Goal of the exercise. Transcribe only the part of the material below that begins at the line containing "What React, TypeScript" and ends at the line containing "Chart.register(...registerables);", with both kept and images left out.

#### Task inputs

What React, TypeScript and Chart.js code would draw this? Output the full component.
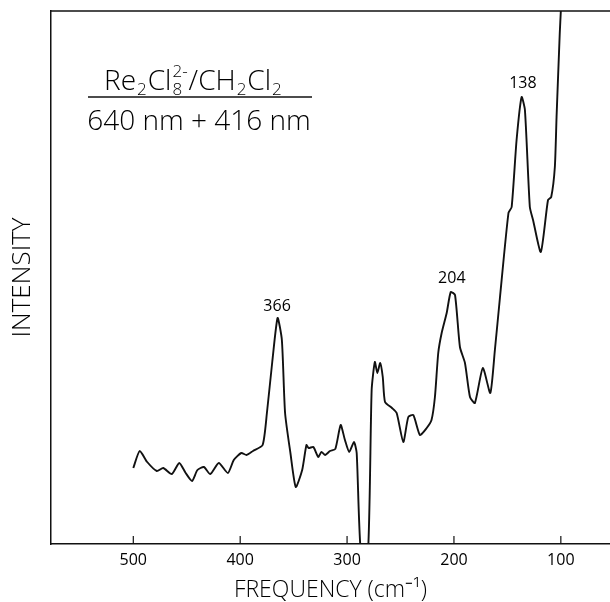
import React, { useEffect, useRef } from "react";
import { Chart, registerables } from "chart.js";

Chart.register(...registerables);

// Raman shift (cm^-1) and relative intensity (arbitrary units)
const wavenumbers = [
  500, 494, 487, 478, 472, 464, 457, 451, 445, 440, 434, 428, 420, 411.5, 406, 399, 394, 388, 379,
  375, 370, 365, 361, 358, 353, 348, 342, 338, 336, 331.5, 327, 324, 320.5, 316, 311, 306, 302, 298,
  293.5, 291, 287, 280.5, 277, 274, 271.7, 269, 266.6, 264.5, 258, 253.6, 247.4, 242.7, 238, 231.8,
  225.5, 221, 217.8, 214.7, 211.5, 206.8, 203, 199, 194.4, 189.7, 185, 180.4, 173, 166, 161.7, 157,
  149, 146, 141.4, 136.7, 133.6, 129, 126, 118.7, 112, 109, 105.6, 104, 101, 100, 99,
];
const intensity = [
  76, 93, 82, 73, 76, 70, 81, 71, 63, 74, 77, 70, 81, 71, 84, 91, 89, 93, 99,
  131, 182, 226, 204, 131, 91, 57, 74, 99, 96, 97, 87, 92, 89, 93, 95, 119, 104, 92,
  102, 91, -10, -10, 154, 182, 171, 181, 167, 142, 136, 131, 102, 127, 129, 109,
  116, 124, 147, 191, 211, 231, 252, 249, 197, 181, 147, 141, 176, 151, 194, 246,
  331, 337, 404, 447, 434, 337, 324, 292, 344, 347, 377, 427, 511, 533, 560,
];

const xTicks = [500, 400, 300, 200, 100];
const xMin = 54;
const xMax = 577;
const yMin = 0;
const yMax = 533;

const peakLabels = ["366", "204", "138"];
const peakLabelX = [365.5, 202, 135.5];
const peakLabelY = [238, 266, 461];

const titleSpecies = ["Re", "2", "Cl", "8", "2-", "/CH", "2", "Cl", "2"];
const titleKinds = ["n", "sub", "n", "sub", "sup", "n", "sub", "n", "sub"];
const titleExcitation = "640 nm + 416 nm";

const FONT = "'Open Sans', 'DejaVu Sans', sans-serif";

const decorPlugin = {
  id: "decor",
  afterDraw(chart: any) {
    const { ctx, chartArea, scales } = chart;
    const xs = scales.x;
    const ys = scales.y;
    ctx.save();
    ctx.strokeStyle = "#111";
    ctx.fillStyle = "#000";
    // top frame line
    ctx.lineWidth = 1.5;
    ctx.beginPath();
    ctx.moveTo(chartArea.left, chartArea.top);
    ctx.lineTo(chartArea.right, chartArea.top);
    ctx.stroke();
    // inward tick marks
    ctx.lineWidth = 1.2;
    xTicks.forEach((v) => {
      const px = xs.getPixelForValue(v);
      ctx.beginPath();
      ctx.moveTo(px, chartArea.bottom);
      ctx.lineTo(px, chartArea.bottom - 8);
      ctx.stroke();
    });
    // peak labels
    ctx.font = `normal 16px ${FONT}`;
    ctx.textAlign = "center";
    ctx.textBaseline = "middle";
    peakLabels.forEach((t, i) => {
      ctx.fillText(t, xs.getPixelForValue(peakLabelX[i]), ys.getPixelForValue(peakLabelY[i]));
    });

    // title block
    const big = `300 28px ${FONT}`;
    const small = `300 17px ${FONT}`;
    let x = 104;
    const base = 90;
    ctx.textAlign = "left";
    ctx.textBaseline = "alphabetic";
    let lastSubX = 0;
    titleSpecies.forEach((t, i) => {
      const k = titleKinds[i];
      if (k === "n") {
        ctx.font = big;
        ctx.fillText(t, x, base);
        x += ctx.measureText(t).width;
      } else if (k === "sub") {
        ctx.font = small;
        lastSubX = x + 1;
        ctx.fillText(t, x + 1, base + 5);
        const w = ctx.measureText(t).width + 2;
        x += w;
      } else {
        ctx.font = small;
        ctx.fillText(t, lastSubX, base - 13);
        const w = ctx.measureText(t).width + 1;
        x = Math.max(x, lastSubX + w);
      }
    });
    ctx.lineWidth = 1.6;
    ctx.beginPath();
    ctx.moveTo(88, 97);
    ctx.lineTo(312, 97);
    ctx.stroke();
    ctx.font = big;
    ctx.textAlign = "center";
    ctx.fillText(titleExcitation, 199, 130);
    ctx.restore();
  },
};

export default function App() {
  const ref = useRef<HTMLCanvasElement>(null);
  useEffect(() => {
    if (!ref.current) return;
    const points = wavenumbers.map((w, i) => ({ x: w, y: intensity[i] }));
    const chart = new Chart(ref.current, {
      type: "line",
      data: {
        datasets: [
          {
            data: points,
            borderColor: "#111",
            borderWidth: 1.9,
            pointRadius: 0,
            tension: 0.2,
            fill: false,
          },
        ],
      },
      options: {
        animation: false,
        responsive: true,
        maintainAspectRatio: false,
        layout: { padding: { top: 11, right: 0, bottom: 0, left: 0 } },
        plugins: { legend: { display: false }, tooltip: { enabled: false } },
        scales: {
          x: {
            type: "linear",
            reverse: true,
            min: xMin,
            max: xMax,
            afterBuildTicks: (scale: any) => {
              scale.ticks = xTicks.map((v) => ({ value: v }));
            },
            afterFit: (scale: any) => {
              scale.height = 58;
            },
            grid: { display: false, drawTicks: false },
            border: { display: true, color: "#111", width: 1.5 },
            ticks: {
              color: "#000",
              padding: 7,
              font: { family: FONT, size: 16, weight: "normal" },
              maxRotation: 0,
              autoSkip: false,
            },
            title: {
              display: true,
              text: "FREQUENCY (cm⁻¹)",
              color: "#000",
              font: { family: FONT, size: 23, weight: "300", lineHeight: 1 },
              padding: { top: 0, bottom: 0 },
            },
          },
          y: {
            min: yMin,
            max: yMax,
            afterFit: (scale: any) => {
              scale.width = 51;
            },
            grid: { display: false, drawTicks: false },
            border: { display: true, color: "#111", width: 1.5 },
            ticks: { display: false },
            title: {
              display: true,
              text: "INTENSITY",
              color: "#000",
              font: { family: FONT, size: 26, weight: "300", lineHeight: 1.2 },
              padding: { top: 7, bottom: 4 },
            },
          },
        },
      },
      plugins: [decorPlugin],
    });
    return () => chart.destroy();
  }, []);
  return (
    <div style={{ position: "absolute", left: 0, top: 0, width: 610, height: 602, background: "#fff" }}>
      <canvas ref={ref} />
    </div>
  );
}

########
#### Task inputs

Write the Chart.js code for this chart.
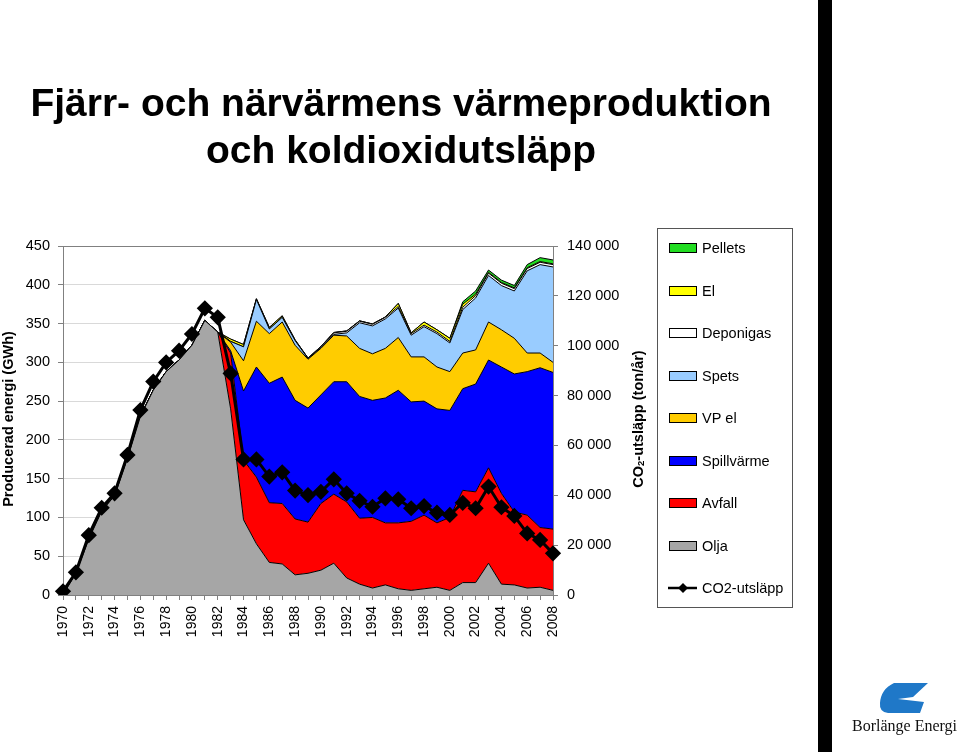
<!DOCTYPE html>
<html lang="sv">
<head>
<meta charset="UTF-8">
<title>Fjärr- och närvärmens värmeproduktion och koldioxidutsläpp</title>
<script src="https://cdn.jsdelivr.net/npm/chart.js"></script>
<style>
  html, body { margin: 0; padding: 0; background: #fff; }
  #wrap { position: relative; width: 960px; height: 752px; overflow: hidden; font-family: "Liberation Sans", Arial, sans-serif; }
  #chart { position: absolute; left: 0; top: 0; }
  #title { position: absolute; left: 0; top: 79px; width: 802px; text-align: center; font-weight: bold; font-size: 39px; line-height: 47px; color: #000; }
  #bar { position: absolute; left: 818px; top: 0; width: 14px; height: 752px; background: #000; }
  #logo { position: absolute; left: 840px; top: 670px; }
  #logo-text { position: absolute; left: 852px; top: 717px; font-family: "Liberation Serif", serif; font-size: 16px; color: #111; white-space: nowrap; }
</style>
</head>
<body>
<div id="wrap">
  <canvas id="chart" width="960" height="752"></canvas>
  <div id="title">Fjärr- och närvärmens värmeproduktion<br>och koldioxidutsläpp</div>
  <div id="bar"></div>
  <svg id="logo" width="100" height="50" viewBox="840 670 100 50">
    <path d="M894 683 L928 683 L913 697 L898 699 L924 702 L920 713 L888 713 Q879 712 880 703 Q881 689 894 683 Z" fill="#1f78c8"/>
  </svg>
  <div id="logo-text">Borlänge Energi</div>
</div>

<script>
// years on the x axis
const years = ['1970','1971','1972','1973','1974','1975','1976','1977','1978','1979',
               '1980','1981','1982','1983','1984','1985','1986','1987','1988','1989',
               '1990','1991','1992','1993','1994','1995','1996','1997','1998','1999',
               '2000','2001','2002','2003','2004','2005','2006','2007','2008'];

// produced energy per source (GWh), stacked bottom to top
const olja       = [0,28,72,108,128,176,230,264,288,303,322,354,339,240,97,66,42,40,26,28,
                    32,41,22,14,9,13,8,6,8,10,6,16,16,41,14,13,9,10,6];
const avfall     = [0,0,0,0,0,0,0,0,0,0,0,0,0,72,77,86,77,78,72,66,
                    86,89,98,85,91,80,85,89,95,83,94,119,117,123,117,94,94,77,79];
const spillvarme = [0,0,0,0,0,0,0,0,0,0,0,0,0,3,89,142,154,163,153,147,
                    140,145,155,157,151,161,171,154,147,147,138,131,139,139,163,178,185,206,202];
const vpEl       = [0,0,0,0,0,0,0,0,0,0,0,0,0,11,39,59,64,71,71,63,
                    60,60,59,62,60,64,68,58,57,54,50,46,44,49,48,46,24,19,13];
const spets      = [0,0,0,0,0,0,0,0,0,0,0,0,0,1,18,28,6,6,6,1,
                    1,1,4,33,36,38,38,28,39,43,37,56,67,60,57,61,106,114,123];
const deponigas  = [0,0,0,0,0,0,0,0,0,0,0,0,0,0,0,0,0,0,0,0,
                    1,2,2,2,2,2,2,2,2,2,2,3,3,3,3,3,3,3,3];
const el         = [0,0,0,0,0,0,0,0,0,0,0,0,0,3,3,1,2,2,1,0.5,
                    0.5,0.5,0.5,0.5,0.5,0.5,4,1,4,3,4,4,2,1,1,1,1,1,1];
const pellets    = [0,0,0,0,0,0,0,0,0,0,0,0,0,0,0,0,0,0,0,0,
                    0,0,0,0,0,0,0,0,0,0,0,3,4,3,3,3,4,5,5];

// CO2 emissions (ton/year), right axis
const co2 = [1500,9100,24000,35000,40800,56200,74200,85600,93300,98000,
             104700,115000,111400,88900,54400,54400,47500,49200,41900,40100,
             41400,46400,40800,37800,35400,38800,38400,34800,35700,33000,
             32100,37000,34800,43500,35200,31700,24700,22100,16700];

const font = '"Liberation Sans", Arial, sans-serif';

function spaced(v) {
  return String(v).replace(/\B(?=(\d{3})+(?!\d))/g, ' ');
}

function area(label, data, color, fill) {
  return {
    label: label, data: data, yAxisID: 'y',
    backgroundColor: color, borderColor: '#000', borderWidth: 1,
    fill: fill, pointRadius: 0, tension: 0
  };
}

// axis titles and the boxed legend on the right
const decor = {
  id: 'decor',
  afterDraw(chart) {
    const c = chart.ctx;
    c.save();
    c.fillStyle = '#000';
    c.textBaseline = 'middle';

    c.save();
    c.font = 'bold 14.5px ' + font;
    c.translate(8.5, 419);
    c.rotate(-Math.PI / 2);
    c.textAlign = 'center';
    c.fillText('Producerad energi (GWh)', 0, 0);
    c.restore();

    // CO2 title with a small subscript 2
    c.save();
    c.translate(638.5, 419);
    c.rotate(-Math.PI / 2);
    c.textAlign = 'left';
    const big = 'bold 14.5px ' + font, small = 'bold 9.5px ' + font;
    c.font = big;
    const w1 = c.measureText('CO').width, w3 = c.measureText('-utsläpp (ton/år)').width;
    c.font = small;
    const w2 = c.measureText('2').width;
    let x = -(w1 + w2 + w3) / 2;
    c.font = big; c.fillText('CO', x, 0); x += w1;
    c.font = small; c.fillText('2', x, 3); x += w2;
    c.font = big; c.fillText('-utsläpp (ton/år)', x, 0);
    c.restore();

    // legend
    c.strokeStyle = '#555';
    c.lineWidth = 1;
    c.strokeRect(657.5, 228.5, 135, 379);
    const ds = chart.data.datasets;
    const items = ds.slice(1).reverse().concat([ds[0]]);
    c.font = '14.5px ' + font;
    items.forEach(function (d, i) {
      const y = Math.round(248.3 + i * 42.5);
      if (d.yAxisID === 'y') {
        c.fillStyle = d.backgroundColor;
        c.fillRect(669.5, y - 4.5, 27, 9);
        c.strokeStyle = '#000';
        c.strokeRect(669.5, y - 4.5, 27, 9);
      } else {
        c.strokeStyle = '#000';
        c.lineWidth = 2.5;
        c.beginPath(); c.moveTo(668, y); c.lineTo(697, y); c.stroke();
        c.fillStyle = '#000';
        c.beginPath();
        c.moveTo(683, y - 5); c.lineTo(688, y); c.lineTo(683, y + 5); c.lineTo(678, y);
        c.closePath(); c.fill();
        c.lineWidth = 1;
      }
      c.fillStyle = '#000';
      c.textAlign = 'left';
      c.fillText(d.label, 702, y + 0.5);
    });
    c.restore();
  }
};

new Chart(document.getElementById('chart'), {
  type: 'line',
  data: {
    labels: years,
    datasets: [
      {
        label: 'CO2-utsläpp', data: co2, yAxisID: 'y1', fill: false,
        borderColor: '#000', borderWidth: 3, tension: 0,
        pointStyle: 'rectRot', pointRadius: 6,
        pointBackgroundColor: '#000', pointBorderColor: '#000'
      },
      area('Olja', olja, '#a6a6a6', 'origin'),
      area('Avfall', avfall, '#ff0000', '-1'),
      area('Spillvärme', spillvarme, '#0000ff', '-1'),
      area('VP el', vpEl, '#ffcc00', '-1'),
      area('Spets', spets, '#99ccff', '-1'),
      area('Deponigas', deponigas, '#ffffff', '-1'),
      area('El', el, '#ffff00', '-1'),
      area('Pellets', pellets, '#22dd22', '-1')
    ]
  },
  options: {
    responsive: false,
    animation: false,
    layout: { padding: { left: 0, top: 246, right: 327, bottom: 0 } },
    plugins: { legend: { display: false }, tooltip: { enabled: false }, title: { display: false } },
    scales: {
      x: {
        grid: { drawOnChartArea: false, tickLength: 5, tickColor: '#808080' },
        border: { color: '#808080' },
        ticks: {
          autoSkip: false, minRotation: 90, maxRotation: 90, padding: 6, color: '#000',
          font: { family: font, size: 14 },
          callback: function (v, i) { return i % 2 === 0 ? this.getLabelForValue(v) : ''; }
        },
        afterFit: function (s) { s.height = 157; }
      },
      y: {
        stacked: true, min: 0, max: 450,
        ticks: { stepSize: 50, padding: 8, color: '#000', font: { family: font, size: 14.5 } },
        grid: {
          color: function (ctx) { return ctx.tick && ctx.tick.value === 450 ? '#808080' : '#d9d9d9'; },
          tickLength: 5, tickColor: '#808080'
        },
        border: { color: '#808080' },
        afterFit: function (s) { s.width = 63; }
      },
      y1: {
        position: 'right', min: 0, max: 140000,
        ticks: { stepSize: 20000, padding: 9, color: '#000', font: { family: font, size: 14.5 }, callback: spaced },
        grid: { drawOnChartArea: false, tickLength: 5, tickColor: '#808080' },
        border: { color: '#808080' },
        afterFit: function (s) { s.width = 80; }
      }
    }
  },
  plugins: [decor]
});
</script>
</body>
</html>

########

Result of this exercise.
What React, TypeScript and Chart.js code would draw this? Output the full component.
import React, { useEffect, useRef } from "react";
import { Chart, registerables } from "chart.js";

Chart.register(...registerables);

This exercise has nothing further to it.